Friday, April 25, 2025
11:04 AM
Doha,Qatar
Yemen

Air raids target Yemen capital after talks flounder

Saudi-led coalition warplanes have resumed air strikes on Yemen's capital for the first time in three months, killing 14 people on Tuesday and shutting the airport after UN-brokered talks were suspended.
The coalition intervened in March last year after Shia Houthi rebels and allied forces loyal to former president Ali Abdullah Saleh overran Sanaa the previous September.
They later tightened their grip on power and forced President Abedrabbo Mansour Hadi to flee in February 2015.
Hadi is now based in Riyadh, as are members of his internationally recognised government who travel between Saudi Arabia and Yemen's temporary capital Aden in the south.
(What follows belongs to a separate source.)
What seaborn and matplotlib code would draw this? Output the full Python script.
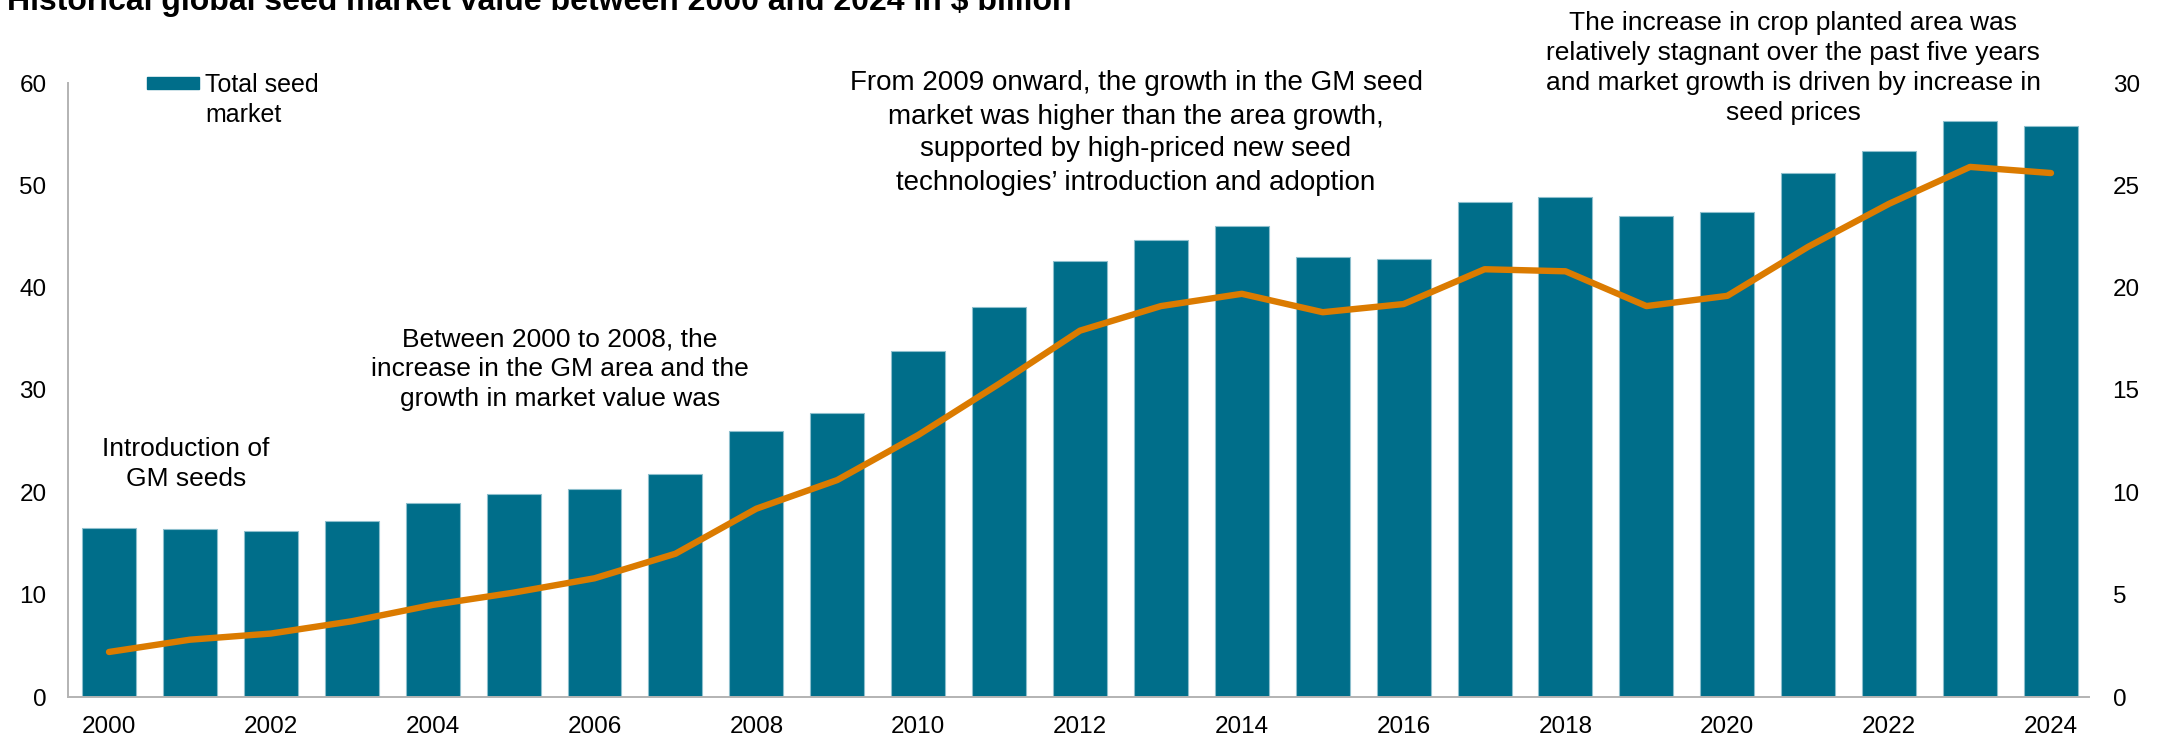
import numpy as np
import pandas as pd
import matplotlib
matplotlib.use("Agg")
import matplotlib.pyplot as plt
from matplotlib.patches import Rectangle
import seaborn as sns

# Global seed market, $ billion (bars, left axis) and planted area index (line, right axis)
years = list(range(2000, 2025))
market_value = [16.5, 16.4, 16.2, 17.2, 19.0, 19.8, 20.3, 21.8, 26.0, 27.8,
                33.8, 38.1, 42.6, 44.7, 46.0, 43.0, 42.8, 48.4, 48.9, 47.0,
                47.4, 51.2, 53.4, 56.3, 55.8]
planted_area = [2.2, 2.8, 3.1, 3.7, 4.5, 5.1, 5.8, 7.0, 9.2, 10.6,
                12.8, 15.3, 17.9, 19.1, 19.7, 18.8, 19.2, 20.9, 20.8, 19.1,
                19.6, 22.0, 24.1, 25.9, 25.6]
left_ticks = [0, 10, 20, 30, 40, 50, 60]
right_ticks = [0, 5, 10, 15, 20, 25, 30]
year_labels = [str(y) for y in years[::2]]

title = "Historical global seed market value between 2000 and 2024 in $ billion"
legend_label = "Total seed\nmarket"
notes = [
    "Introduction of\nGM seeds",
    "Between 2000 to 2008, the\nincrease in the GM area and the\ngrowth in market value was",
    "From 2009 onward, the growth in the GM seed\nmarket was higher than the area growth,\n"
    "supported by high-priced new seed\ntechnologies\u2019 introduction and adoption",
    "The increase in crop planted area was\nrelatively stagnant over the past five years\n"
    "and market growth is driven by increase in\nseed prices",
]

BAR = "#006E8A"
EDGE = "#8DBFCD"
LINE = "#DB7B00"
SPINE = "#B3B3B3"

sns.set_theme(style="white")
plt.rcParams["font.family"] = ["Liberation Sans", "DejaVu Sans"]
plt.rcParams["text.color"] = "black"

W, H = 2163, 740
fig = plt.figure(figsize=(W / 100, H / 100), dpi=100)


def fx(px):
    return px / W


def fy(py):
    return 1 - py / H


ax = fig.add_axes([fx(68), fy(697), (2089 - 68) / W, (697 - 83) / H])

df = pd.DataFrame({"year": [str(y) for y in years], "value": market_value})
sns.barplot(data=df, x="year", y="value", color=BAR, saturation=1, width=0.667,
            edgecolor=EDGE, linewidth=0.8, ax=ax)

ax2 = ax.twinx()
sns.lineplot(x=np.arange(len(years)), y=planted_area, color=LINE, linewidth=4.6,
             solid_capstyle="round", solid_joinstyle="round", ax=ax2)

ax.set_xlim(-0.507, 24.47)
ax.set_ylim(0, 60)
ax2.set_ylim(0, 30)
ax.set_yticks(left_ticks)
ax2.set_yticks(right_ticks)
ax.set_xticks(range(0, len(years), 2))
ax.set_xticklabels(year_labels)
ax.set(xlabel="", ylabel="")
ax2.set(xlabel="", ylabel="")

ax.tick_params(axis="both", length=0, labelsize=17.5, labelcolor="black")
ax.tick_params(axis="y", pad=15.5)
ax.tick_params(axis="x", pad=13.5)
ax2.tick_params(axis="y", length=0, labelsize=17.5, labelcolor="black", pad=17)

for s in ["top", "right"]:
    ax.spines[s].set_visible(False)
for s in ax2.spines.values():
    s.set_visible(False)
for s in ["left", "bottom"]:
    ax.spines[s].set_color(SPINE)
    ax.spines[s].set_linewidth(1.4)

# Legend swatch and label
fig.patches.append(Rectangle((fx(147), fy(89)), 52 / W, 12 / H,
                             transform=fig.transFigure, color=BAR))
fig.text(fx(205), fy(73), legend_label, fontsize=18, ha="left", va="top",
         linespacing=1.3)

fig.text(fx(7), fy(10), title, fontsize=23, fontweight="bold",
         ha="left", va="baseline")

fig.text(fx(186), fy(464), notes[0], fontsize=19, ha="center", va="center", linespacing=1.3)
fig.text(fx(560), fy(369), notes[1], fontsize=19, ha="center", va="center", linespacing=1.3)
fig.text(fx(1136), fy(133), notes[2], fontsize=20, ha="center", va="center", linespacing=1.35)
fig.text(fx(1793), fy(68), notes[3], fontsize=19, ha="center", va="center", linespacing=1.3)

fig.savefig("out.png", dpi=100)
Coalition spokesman General Ahmed Assiri confirmed that the air strikes against the rebels had restarted and led to the closure of Sanaa airport, saying warplanes hit military targets "around" the city.
Medics in the capital told AFP that 14 people were killed in coalition strikes which residents said hit a food factory in central Sanaa.
Factory director Abdullah al-Aqel gave a higher toll of 16 dead and 10 wounded, and said all the victims were workers.
'Charred bodies'
The Al-Aqel factory, which makes potato chips and is near a military equipment maintenance centre targeted in the raids, was hit during working hours, he said.
Six charred bodies were removed from the rubble in the area, residents had said earlier.
Houthi spokesman Mohammed Abdulsalam, writing on Facebook, accused the coalition of "committing heinous crimes" by targeting a food factory.
He also spoke of other strikes in the rebel strongholds of Saada, Hajja, and Ibb.
The raids come less than 72 hours after more than three months of UN-brokered peace talks in Kuwait were suspended following the appointment by the rebels and their allies of a council to run Yemen.
The talks made no headway, but UN envoy Ismail Ould Cheikh Ahmed refused to call the negotiations a failure and said he would continue to consult with both sides to arrange further meetings.
A ceasefire that started on April 11 failed to hold as the parties traded accusations of violations.
Assiri said the coalition had respected the truce for three months but had resumed operations because of increased violations by the rebels and the failure of the Kuwait talks.
In July, the rebels rejected a UN peace plan and announced the creation of the governing council whose 10 members they named on Saturday, a move that strengthens their control of Sanaa.
Despite being backed by coalition air power, government forces have so far failed to retake Sanaa and other parts of northern Yemen.
Authorities are also struggling to assert control on southern parts of the country they have recaptured since last year as Al-Qaeda and Islamic State group militants exploited the conflict to expand in these zones.
Coalition aircraft have also been targeting Al-Qaeda and IS jihadists.
Flights suspended 
A security official said on Tuesday that air strikes by the coalition have forced Al-Qaeda out of Azzan, a key town in the southern province of Shabwa.
Azzan lies on the highway between Shabwa's provincial capital Ataq and Mukalla, capital of the vast desert province of Hadramawt and which was under Al-Qaeda control for a year until April.
In Sanaa, flights were suspended on Tuesday for at least three days.
"Operations are ongoing, and this could endanger flights," Assiri told AFP.
Sanaa airport director Khalid al-Shayef said the facility would be shut for 72 hours from Tuesday morning, at the order of Saudi Arabia.
Abdulsalam wrote on Facebook that Saudi authorities did not allow the rebel delegation's flight from Kuwait, which made a stopover in Muscat, to leave for Sanaa on Tuesday.
It was postponed for more than 72 hours after coordination with the United Nations, he said.
The UN says that more than 6,400 people, mostly civilians, have been killed in Yemen since the coalition air campaign began last March.
The fighting has also driven 2.8mn people from their homes and left more than 80% of the population needing humanitarian aid.